Stored dataset items
----------
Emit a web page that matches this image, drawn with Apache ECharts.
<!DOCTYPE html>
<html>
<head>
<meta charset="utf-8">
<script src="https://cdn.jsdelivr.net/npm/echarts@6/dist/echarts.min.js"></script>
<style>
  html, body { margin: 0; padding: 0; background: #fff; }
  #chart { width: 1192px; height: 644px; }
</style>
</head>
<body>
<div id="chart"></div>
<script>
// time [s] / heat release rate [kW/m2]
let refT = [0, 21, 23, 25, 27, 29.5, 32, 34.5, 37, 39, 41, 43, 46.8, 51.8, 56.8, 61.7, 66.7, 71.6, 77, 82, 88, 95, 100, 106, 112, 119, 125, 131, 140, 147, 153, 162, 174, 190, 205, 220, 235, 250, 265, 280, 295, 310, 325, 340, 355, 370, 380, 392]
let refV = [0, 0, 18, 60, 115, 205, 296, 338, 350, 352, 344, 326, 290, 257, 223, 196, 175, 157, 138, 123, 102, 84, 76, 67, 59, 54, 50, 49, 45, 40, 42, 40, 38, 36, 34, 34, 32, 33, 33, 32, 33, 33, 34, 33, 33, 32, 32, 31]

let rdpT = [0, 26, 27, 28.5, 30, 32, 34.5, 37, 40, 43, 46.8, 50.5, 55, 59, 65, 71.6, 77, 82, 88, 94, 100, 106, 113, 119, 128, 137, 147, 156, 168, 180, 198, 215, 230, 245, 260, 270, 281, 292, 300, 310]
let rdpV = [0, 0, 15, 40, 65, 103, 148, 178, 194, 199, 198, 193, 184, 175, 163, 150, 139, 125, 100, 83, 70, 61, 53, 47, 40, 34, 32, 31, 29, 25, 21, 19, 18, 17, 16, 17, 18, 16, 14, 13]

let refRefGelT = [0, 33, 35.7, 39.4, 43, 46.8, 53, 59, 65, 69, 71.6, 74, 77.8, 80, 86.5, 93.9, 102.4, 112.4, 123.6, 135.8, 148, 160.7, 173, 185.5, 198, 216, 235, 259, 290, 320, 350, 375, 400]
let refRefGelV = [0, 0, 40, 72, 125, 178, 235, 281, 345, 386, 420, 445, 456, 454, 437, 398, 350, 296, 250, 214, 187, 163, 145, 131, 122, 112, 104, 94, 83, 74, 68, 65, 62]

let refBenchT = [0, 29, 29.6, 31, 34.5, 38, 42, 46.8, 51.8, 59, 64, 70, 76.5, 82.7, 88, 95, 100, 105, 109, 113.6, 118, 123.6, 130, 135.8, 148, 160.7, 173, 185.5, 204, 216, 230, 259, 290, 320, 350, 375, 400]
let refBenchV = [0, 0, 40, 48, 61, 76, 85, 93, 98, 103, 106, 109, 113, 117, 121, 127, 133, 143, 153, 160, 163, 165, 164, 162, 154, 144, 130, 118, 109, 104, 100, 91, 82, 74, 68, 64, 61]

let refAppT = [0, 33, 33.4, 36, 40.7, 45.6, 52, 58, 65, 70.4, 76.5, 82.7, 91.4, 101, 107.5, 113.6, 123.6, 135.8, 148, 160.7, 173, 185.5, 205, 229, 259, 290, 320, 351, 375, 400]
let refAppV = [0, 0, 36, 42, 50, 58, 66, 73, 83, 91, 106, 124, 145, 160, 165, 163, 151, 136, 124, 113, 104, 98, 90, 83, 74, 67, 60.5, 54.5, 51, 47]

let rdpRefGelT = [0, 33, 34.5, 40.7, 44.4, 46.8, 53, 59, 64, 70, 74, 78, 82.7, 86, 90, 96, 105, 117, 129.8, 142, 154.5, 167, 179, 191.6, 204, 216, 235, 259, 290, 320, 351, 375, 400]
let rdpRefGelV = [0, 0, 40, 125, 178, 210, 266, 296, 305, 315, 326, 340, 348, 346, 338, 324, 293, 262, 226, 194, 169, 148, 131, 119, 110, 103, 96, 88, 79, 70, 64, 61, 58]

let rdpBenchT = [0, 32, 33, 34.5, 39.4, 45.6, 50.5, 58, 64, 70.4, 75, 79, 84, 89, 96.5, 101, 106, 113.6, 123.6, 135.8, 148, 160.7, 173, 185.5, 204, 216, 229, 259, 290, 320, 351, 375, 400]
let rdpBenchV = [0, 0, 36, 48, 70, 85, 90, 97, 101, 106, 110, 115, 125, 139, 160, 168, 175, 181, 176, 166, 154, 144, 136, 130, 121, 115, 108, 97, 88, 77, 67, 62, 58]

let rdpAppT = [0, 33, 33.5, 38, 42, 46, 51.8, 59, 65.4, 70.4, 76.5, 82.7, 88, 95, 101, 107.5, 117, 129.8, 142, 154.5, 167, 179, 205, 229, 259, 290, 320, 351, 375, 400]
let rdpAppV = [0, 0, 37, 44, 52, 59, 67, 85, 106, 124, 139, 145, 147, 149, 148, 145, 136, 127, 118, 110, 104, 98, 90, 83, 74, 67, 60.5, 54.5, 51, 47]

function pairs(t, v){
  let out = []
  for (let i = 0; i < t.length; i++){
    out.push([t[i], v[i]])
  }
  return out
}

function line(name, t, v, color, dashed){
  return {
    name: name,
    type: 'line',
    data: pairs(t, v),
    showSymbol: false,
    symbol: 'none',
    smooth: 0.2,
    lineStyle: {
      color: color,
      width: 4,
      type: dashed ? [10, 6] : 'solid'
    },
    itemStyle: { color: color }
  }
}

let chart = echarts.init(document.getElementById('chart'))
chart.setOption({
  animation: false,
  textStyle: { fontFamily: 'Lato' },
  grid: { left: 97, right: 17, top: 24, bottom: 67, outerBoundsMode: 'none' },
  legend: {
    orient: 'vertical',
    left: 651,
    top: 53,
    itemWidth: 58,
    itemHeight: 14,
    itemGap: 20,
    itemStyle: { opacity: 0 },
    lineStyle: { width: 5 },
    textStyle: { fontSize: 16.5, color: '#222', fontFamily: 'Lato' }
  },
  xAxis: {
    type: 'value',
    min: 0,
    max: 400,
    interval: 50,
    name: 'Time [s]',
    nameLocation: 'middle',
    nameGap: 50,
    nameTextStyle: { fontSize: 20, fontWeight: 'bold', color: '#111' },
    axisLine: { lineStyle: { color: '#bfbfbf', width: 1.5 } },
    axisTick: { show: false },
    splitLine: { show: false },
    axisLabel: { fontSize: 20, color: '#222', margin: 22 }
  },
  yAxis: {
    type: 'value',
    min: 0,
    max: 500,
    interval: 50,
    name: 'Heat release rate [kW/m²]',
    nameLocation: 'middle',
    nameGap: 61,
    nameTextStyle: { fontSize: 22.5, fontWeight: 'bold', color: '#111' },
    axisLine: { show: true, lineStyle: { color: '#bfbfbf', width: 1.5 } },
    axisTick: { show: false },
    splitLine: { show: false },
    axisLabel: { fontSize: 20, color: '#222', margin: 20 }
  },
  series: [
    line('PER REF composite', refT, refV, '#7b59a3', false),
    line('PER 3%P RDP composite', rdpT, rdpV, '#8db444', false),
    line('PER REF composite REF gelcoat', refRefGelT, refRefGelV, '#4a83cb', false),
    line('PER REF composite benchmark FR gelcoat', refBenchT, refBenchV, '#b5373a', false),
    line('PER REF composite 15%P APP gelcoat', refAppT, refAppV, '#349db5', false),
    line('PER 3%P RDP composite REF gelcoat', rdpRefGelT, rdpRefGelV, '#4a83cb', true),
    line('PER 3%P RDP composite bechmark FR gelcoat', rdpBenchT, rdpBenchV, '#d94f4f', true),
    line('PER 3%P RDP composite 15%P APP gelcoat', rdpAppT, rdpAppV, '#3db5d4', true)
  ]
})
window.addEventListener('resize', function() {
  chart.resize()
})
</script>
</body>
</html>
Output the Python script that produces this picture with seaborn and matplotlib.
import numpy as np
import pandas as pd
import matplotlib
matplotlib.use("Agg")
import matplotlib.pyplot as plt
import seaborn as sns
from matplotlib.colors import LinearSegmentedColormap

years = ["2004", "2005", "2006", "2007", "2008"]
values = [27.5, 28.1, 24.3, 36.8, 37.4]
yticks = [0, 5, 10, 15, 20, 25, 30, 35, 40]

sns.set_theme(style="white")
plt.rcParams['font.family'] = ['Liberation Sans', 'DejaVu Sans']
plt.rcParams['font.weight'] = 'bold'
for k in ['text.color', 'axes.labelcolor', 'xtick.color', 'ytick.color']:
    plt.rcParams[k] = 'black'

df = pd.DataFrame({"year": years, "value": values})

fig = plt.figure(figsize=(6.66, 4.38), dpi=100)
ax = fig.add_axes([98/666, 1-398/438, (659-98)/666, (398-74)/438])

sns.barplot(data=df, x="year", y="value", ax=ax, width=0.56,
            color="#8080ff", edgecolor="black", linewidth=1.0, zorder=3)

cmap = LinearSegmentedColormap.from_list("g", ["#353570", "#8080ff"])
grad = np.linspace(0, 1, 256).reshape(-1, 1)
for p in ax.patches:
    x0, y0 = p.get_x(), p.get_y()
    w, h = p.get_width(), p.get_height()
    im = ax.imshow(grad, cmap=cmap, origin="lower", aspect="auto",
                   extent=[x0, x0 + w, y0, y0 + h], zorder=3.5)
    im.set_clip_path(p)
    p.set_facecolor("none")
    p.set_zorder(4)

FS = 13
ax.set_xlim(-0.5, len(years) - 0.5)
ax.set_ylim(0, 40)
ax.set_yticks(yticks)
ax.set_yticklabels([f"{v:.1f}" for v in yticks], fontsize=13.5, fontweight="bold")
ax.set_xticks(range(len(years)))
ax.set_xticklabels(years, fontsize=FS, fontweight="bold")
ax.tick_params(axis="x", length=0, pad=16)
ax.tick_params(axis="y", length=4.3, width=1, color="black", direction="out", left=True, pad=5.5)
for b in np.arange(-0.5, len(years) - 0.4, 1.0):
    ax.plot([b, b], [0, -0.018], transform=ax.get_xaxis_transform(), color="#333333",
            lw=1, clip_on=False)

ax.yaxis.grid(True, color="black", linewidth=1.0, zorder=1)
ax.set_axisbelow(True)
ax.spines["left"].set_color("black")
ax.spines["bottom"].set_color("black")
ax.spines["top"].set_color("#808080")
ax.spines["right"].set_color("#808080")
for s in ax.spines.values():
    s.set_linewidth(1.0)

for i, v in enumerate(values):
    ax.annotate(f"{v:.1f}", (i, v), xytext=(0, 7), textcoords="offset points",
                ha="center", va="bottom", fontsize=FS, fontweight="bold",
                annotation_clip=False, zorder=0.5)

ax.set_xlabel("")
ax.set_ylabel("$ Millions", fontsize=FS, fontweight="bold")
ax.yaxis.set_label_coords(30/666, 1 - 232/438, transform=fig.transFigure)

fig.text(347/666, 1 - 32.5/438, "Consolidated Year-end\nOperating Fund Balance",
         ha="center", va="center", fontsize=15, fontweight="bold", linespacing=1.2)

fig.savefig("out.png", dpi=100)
----------
• Exercise task: The answer is the number of lines in the preceding material that hold "matplotlib"; write that number and nothing else.

• Answer: 5